Auf der Webseite werden neben Videos auch Online-Artikel und Fotos veröffentlicht – produziert von Bürgerjournalisten. Das "Nakipelo"-Team kennt die meisten von ihnen aus journalistischen Trainings - das Medienunternehmen führt seit 2015 mit Unterstützung der DW Akademie Workshops für Bürgerjournalisten durch. Die DW Akademie fördert "Nakipelo", um zu einem Kompetenzzentrum für Bürgerjournalismus in der Region zu werden. Als Kooperationspartner der DW Akademie berät auch die Ukrainische Katholische Universität (UKU) aus Lwiw „Nakipelo“ auf dem Weg dahin. Um den lokalen Reportern beim Austausch und der Vernetzung weiter zu helfen, wird "Nakipelo" Ende November ein Bürgerjournalisten-Forum mit Workshops und Podiumsdiskussionen veranstalten.
Der betrunkene Rolls-Royce-Fahrer wird zum Video-Hit
Das bisher erfolgreichste Video verdankt "Nakipelo" seinem guten Netzwerk. So erhielt Roman Danilenkov im August 2016 einen Anruf von einem Bekannten, der einen betrunkenen Rolls-Royce-Fahrer durch die Stadt habe fahren sehen. Danilenkov schnappte sich schnell seine Kamera und erwischte den betrunkenen Fahrer dabei, wie er Polizisten, die ihn angehalten hatten, anpöbelt und beleidigt. Das Video erhielt über eine Million Aufrufe und fast 300 Nutzer-Kommentare. "Es ist sehr plakativ", erzählt Danilenkov. "Der Rolls-Royce-Fahrer steht stellvertretend für die Oligarchie, die sich hier alles erlauben kann."
Die Videos decken nicht nur Missstände auf, sondern können dazu beitragen, Korruption zu verhindern.

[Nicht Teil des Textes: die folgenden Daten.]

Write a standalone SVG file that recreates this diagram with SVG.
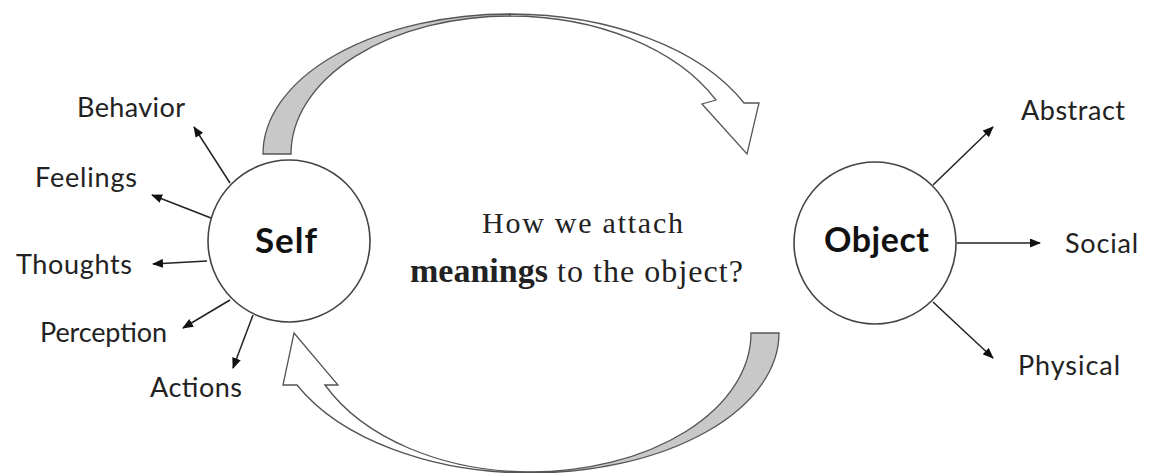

Beispielsweise bei Gerichtsprozessen: "Viele unserer Richter sind korrupt", berichtet Kurdiukova. "Wenn wir aber bei den Gerichtsverhandlungen erscheinen und filmen, dann trauen sie sich nicht, geschmierte Entscheidungen zu treffen."
Über zweieinhalb Jahre sind seit den ersten Youtube-Videos vergangen. Die Webseite hat im März 2016 einen neuen Look bekommen, die beiden Internet-Kanäle verzeichnen mittlerweile über fünf Millionen Aufrufe. Die beiden Gründer sind sehr zufrieden und planen schon die nächsten Schritte: Internet-TV und Radio. "Wir wollen mit unseren Berichten einen Wandel herbeiführen", sagt Danilenkov. Kurdiukova lacht verschmitzt und fügt hinzu: „Und zu einem großen, einflussreichen Medienunternehmen in der Region werden."